Paysandú, Miércoles 08 de Octubre de 2008
Opinion | 08 Oct Una de las «justificaciones» más comunes para que a las empresas del Estado se las proteja con monopolios sostiene que de esta forma se defiende «soberanía» en áreas estratégicas, de forma que el país pueda ser menos permeable a presiones o manejos de sectores interesados en desvirtuar la actividad de que se trate, sean tanto de origen nacional como extranjero.
Este es un buen ejemplo de cómo es posible presentar ante la opinión pública problemáticas que solo son expuestas parcialmente, con facilismos y eslóganes fáciles de digerir, porque además se basan en el paternalismo histórico, el del viejo Estado benefactor, que durante décadas ha encarnado la visión del uruguayo medio, la de la seguridad de un empleo público, la de la comodidad frente a la alternativa de asumir riesgos.
Es decir que el Estado ha estimulado históricamente la mediocridad frente al riesgo emprendedor, y ello explica que contra- riamente a lo que ocurre en los países desarrollados, la gran mayoría de la población sueña con un empleo público más o menos bien remunerado, pero por lo menos bajo el manto protector del Estado, en el que se puede trabajar cómodamente, protegido además por sindicatos que ejercen fuerte presión sobre el gobierno de turno.

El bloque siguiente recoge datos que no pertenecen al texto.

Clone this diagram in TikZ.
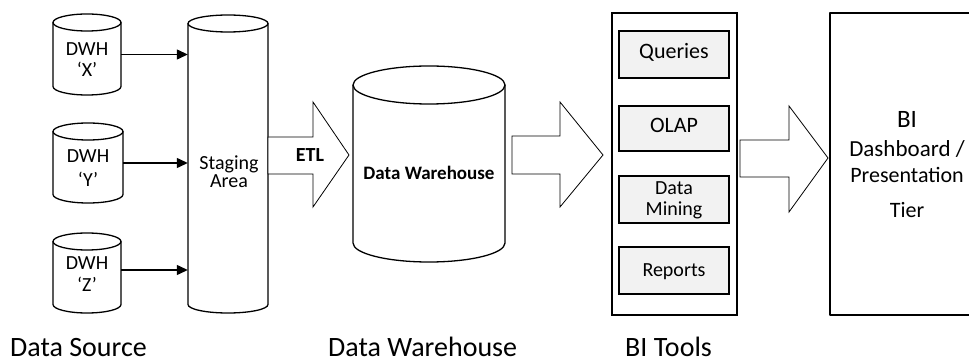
\documentclass[tikz,border=0pt]{standalone}
\usepackage{fontspec}
\setmainfont{Carlito}
\usetikzlibrary{arrows.meta}
\definecolor{toolgray}{HTML}{F2F2F2}
\newcommand{\drawcyl}[5]{%
  \draw[outline] ({(#1+#2)/2},{-(#3)-(#5)}) ellipse[x radius={(#2-#1)/2*1pt}, y radius=#5pt];
  \draw[outline] (#1,{-(#3)-(#5)}) -- (#1,{-(#4)+(#5)})
     arc[start angle=180,end angle=360,x radius={(#2-#1)/2*1pt},y radius=#5pt]
     -- (#2,{-(#3)-(#5)});
}
\begin{document}
\begin{tikzpicture}[x=1pt,y=1pt,
  outline/.style={draw=black,line width=1.3pt,line join=round},
  blockarrow/.style={draw=black,line width=0.8pt,fill=white},
  toolbox/.style={draw=black,line width=1.8pt,fill=toolgray,inner sep=0pt},
  body/.style={inner sep=0pt},
  conn/.style={draw=black,line width=1.3pt,-{Triangle[length=11pt,width=10pt]}},
  tx/.style={inner sep=0pt,anchor=base},
  f20/.style={tx,font=\fontsize{20}{22}\selectfont},
  f22/.style={tx,font=\fontsize{22}{24}\selectfont},
  f23/.style={tx,font=\fontsize{23}{25}\selectfont},
  f25/.style={tx,font=\fontsize{25}{27}\selectfont},
  f28/.style={inner sep=0pt,anchor=base west,font=\fontsize{28}{30}\selectfont},
  b19/.style={tx,font=\fontsize{19}{21}\selectfont\bfseries},
  b20/.style={tx,font=\fontsize{20}{22}\selectfont\bfseries},
]
\fill[white] (0,0) rectangle (969,-363);
\useasboundingbox (0,0) rectangle (969,-363);

% source cylinders
\drawcyl{53}{121}{14}{95}{8.5}
\drawcyl{53}{123}{123}{203}{8.5}
\drawcyl{53}{121}{233}{313}{8.5}
\node[body,minimum width=68pt,minimum height=81pt] (dwx) at (87,-54.5) {};
\node[body,minimum width=70pt,minimum height=80pt] (dwy) at (88,-163) {};
\node[body,minimum width=68pt,minimum height=80pt] (dwz) at (87,-273) {};
\node[f20] (dwxa) at (87,-56) {DWH};
\node[f20] (dwxb) at (87,-77) {‘X’};
\node[f20] (dwya) at (88,-163) {DWH};
\node[f20] (dwyb) at (88,-187) {‘Y’};
\node[f20] (dwza) at (87,-270) {DWH};
\node[f20] (dwzb) at (87,-292) {‘Z’};

% staging
\drawcyl{188}{268}{15}{313}{8.5}
\node[body,minimum width=80pt,minimum height=298pt] (stg) at (228,-164) {};
\node[f20] (stga) at (229,-170) {Staging};
\node[f20] (stgb) at (229,-188) {Area};

\draw[conn] (dwx.east) -- (dwx.east -| stg.west);
\draw[conn] (dwy.east) -- (dwy.east -| stg.west);
\draw[conn] ([yshift=3pt]dwz.east) -- ([yshift=3pt]dwz.east -| stg.west);

% ETL arrow
\draw[blockarrow] (268,-137) -- (313,-137) -- (313,-102) -- (349,-155) -- (313,-207) -- (313,-174) -- (268,-174) -- cycle;
\node[b20] (etl) at (310,-162) {ETL};

% data warehouse
\drawcyl{353}{505}{66}{262}{19}
\node[body,minimum width=152pt,minimum height=196pt] (dw) at (429,-164) {};
\node[b19] (dwt) at (429,-180) {Data Warehouse};

% arrow 2
\draw[blockarrow] (512,-136) -- (560,-136) -- (560,-102) -- (603,-155) -- (560,-207) -- (560,-174) -- (512,-174) -- cycle;

% BI tools
\node[draw=black,line width=1.3pt,inner sep=0pt,minimum width=125pt,minimum height=302pt] (bit) at (674.5,-164) {};
\node[toolbox,minimum width=110pt,minimum height=47pt] (q) at (674,-54.5) {};
\node[toolbox,minimum width=110pt,minimum height=45pt] (olap) at (674,-128.5) {};
\node[toolbox,minimum width=110pt,minimum height=47pt] (dm) at (674,-199.5) {};
\node[toolbox,minimum width=110pt,minimum height=47pt] (rep) at (674,-270.5) {};
\node[f22] (qt) at (674,-59) {Queries};
\node[f22] (olapt) at (674,-133) {OLAP};
\node[f20] (dmta) at (674,-195) {Data};
\node[f20] (dmtb) at (674,-216) {Mining};
\node[f20] (rept) at (674,-277) {Reports};

% arrow 3
\draw[blockarrow] (740,-140) -- (789,-140) -- (789,-106) -- (828,-158) -- (789,-212) -- (789,-177) -- (740,-177) -- cycle;

% BI presentation
\draw[outline] (970,-13) -- (830,-13) -- (830,-315) -- (970,-315);
\node[f25] (bia) at (907,-128) {BI};
\node[f23] (bib) at (907,-157) {Dashboard /};
\node[f22] (bic) at (907,-183) {Presentation};
\node[f22] (bid) at (907,-218) {Tier};

% bottom labels
\node[f28] (l1) at (10,-356) {Data Source};
\node[f28] (l2) at (328,-356) {Data Warehouse};
\node[f28] (l3) at (625,-356) {BI Tools};
\end{tikzpicture}
\end{document}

En los países en serio las cosas no funcionan así, sino que se reduce el Estado al mínimo imprescindible, y en el caso de los servicios, en lugar de prestarlos directamente, contrata a operadores privados o establece concesiones, lo que permite flexibilidad a la hora de elegir las mejores ofertas, en beneficio del contribuyente y a la vez una actualización permanente en la gestión.
En nuestro país, en cambio, seguimos atados a los viejos vicios, a la burocracia, a la dispersión de las responsabilidades, al maltrato en las oficinas al ciudadano común, al lento trasiego de expedientes, a la parsimonia en las decisiones, a licitaciones que se hacen eternas y que se desvirtúan –el último caso de UTE es un ejemplo, cuando las lamparillas de bajo consumo llegaron después que se superó la emergencia energética debido a la tramitación inherente a las compras del Estado— y que en todos los casos determina sobrecostos y se desvirtúan los objetivos.
«Mal de muchos, consuelo de tontos», sostiene el refrán, y ese es precisamente el elemento que encaja en el discurrir de la actividad socioeconómica de un país en el que todos sabemos que el Estado es el convidado de piedra de cualquier acometimiento empresarial, y con la fundada sensación de que la tajada que se lleva va a parar a fines que poco y nada tienen que ver con el interés general. Entre ellos figura el sostener la burocracia de los organismos del Estado, la ineficiencia de los monopolios y encima, financiar aventuras empresariales que no tienen ningún sentido y que sin embargo, como el complejo sucroalcoholero de Bella Unión, son buque insignia de un gobierno contradictorio, que mientras promueve las asociaciones con privados en determinadas áreas para por lo menos dejar de perder tanto dinero a menos llenas, a la vez hace realidad una concesión a sectores históricos de la coalición de izquierdas, aunque deban invertirse decenas de millones de dólares en un proyecto que nadie sabe cuanto le sale al país en realidad.
Como bien sostiene el columnista Julio Preve Folle, en el suplemento «Economía y Mercado» del diario «El País», esta iniciativa «es una forma de destruir recursos», que se pretende justificar «con un mensaje burocrático de la propaganda oficial, engañosa y tonta, también pagada con nuestros recursos, que son el combustible del tanque». Pero peor aún, Ancap y el gobierno ni siquiera se molestan en presentar números de «cuánto estamos poniendo en total los uruguayos para el funcionamiento de esta política: cuánto en sobreprecios, en pérdidas industriales, en compra de carteras», para por lo menos sopesarlos con los beneficios.
Que no deberían ser muchos, en realidad, porque ni siquiera están conformes los plantadores de caña, los productores y asalariados, los cortadores de caña, los camioneros y los productores independientes, que sostienen que es imposible trabajar con los valores que les paga la empresa.
Es que la ecuación económica no puede dar por ningún lado, si se parte de la base de que se planta caña de azúcar, un cultivo tropical que rinde hasta determinada latitud, en la que por supuesto no está nuestro país, y que solo podría sostenerse en nuestro invierno con calefacción.
Y como parece que para el Estado el problema no son los costos, cuando hay de por medio razones políticas e ideológicas, los uruguayos tendremos que seguir cargando con estos despropósitos, que sin dudas son la antítesis de lo que debería ser el mentado Uruguay Productivo.